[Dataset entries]
⁂

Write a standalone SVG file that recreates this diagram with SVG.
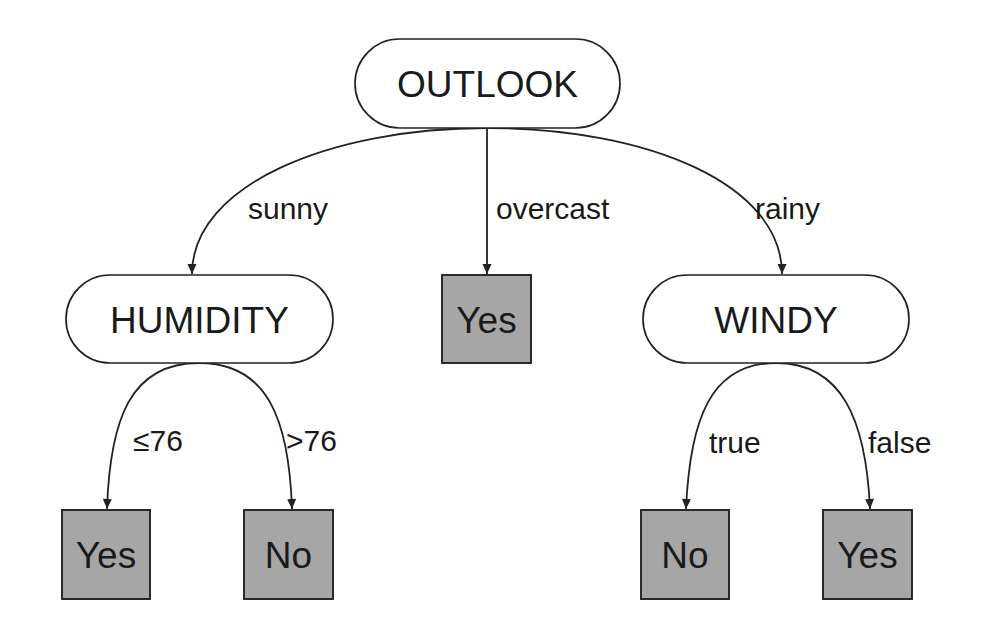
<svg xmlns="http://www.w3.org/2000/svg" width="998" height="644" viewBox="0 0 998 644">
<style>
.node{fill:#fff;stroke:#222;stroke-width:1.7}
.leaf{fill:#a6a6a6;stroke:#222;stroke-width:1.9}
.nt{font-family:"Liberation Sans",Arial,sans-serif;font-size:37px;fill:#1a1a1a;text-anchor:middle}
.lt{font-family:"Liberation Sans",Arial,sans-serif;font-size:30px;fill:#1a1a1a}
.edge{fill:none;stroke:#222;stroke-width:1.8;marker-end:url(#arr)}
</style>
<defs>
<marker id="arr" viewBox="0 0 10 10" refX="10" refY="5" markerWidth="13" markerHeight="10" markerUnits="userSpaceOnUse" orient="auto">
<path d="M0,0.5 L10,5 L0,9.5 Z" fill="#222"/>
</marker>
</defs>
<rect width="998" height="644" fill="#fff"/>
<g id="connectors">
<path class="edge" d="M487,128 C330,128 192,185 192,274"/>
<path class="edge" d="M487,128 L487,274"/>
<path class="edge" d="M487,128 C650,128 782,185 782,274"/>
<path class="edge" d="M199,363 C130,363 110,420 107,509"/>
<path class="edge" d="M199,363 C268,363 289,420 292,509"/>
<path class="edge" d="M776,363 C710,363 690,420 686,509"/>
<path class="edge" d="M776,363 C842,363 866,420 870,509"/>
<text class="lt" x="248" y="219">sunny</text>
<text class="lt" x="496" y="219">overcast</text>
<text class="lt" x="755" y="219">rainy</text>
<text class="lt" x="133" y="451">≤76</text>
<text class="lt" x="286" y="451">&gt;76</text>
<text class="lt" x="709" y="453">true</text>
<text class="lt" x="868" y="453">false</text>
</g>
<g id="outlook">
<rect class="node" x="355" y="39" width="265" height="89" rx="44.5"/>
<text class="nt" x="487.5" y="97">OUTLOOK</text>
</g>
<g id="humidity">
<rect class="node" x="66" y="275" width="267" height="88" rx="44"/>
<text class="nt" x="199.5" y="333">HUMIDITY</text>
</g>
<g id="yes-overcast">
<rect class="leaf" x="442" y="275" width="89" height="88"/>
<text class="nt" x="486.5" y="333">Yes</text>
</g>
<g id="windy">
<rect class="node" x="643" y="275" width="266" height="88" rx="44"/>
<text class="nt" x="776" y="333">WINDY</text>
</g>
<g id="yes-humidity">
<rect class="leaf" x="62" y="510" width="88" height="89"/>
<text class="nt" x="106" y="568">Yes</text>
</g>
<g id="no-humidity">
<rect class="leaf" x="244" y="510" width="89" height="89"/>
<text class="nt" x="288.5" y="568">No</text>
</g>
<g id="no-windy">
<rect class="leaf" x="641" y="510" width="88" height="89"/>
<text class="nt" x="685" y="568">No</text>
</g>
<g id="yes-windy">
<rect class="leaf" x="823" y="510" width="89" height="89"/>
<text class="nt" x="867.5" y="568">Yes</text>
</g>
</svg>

⁂

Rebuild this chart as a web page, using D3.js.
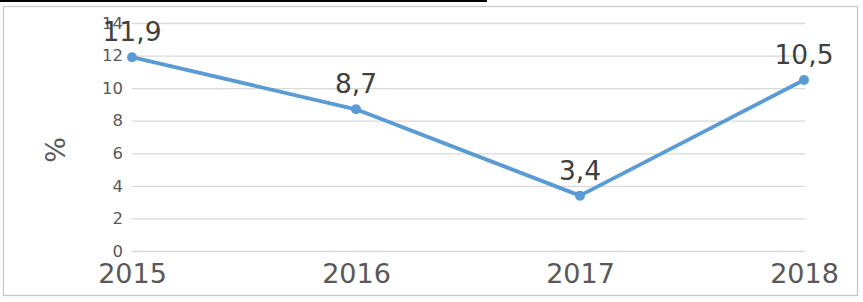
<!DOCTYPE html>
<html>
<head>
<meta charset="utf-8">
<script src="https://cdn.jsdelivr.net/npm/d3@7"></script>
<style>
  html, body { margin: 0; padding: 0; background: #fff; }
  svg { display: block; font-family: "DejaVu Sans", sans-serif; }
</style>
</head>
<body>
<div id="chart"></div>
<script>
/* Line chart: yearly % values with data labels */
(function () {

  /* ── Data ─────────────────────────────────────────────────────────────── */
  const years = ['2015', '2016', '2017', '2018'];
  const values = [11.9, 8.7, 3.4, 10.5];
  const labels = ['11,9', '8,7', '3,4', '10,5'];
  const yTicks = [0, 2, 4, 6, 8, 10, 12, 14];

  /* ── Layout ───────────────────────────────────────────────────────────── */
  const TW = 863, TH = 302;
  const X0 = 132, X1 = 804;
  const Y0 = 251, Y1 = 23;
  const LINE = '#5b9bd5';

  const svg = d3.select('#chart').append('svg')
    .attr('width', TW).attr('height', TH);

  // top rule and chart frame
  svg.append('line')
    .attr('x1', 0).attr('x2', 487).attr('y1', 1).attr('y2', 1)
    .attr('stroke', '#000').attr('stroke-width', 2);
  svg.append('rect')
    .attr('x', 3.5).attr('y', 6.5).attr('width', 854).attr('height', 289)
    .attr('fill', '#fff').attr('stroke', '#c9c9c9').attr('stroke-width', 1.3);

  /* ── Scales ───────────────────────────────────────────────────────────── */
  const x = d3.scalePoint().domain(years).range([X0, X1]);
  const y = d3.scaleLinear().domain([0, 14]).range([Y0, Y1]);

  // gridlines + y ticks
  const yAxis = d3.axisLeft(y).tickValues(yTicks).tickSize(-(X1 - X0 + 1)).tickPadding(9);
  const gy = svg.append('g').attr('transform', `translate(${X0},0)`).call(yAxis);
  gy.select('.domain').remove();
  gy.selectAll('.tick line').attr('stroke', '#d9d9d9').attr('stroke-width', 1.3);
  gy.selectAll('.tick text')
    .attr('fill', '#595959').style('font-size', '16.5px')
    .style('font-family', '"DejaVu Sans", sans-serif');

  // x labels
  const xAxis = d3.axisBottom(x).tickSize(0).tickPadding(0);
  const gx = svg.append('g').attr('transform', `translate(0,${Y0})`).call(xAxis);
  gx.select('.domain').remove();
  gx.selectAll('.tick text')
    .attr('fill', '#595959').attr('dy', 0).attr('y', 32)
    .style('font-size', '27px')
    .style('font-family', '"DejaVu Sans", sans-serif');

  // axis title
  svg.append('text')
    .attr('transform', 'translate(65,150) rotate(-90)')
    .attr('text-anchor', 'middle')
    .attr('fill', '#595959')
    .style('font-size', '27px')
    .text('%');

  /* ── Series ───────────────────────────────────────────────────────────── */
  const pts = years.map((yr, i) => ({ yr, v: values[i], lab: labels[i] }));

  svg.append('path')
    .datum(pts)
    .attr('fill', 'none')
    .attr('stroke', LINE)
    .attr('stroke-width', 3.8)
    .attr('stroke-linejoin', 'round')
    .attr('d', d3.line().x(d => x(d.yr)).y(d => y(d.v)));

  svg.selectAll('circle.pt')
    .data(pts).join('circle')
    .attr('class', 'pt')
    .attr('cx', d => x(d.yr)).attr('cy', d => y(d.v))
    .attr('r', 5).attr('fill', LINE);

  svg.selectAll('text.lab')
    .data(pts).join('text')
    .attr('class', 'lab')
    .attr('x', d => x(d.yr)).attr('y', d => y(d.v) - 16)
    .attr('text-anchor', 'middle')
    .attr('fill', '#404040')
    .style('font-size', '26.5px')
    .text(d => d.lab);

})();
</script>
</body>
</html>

⁂

* _WRITTEN PROBLEM_
Look above and copy only the lines from the one holding "Rebuild this chart" to the one holding "const y = d3.scaleLinear().domain([0, 14]).range([Y0, Y1]);", both included, exactly, minus the pictures.

* _RESULT_
Rebuild this chart as a web page, using D3.js.
<!DOCTYPE html>
<html>
<head>
<meta charset="utf-8">
<script src="https://cdn.jsdelivr.net/npm/d3@7"></script>
<style>
  html, body { margin: 0; padding: 0; background: #fff; }
  svg { display: block; font-family: "DejaVu Sans", sans-serif; }
</style>
</head>
<body>
<div id="chart"></div>
<script>
/* Line chart: yearly % values with data labels */
(function () {

  /* ── Data ─────────────────────────────────────────────────────────────── */
  const years = ['2015', '2016', '2017', '2018'];
  const values = [11.9, 8.7, 3.4, 10.5];
  const labels = ['11,9', '8,7', '3,4', '10,5'];
  const yTicks = [0, 2, 4, 6, 8, 10, 12, 14];

  /* ── Layout ───────────────────────────────────────────────────────────── */
  const TW = 863, TH = 302;
  const X0 = 132, X1 = 804;
  const Y0 = 251, Y1 = 23;
  const LINE = '#5b9bd5';

  const svg = d3.select('#chart').append('svg')
    .attr('width', TW).attr('height', TH);

  // top rule and chart frame
  svg.append('line')
    .attr('x1', 0).attr('x2', 487).attr('y1', 1).attr('y2', 1)
    .attr('stroke', '#000').attr('stroke-width', 2);
  svg.append('rect')
    .attr('x', 3.5).attr('y', 6.5).attr('width', 854).attr('height', 289)
    .attr('fill', '#fff').attr('stroke', '#c9c9c9').attr('stroke-width', 1.3);

  /* ── Scales ───────────────────────────────────────────────────────────── */
  const x = d3.scalePoint().domain(years).range([X0, X1]);
  const y = d3.scaleLinear().domain([0, 14]).range([Y0, Y1]);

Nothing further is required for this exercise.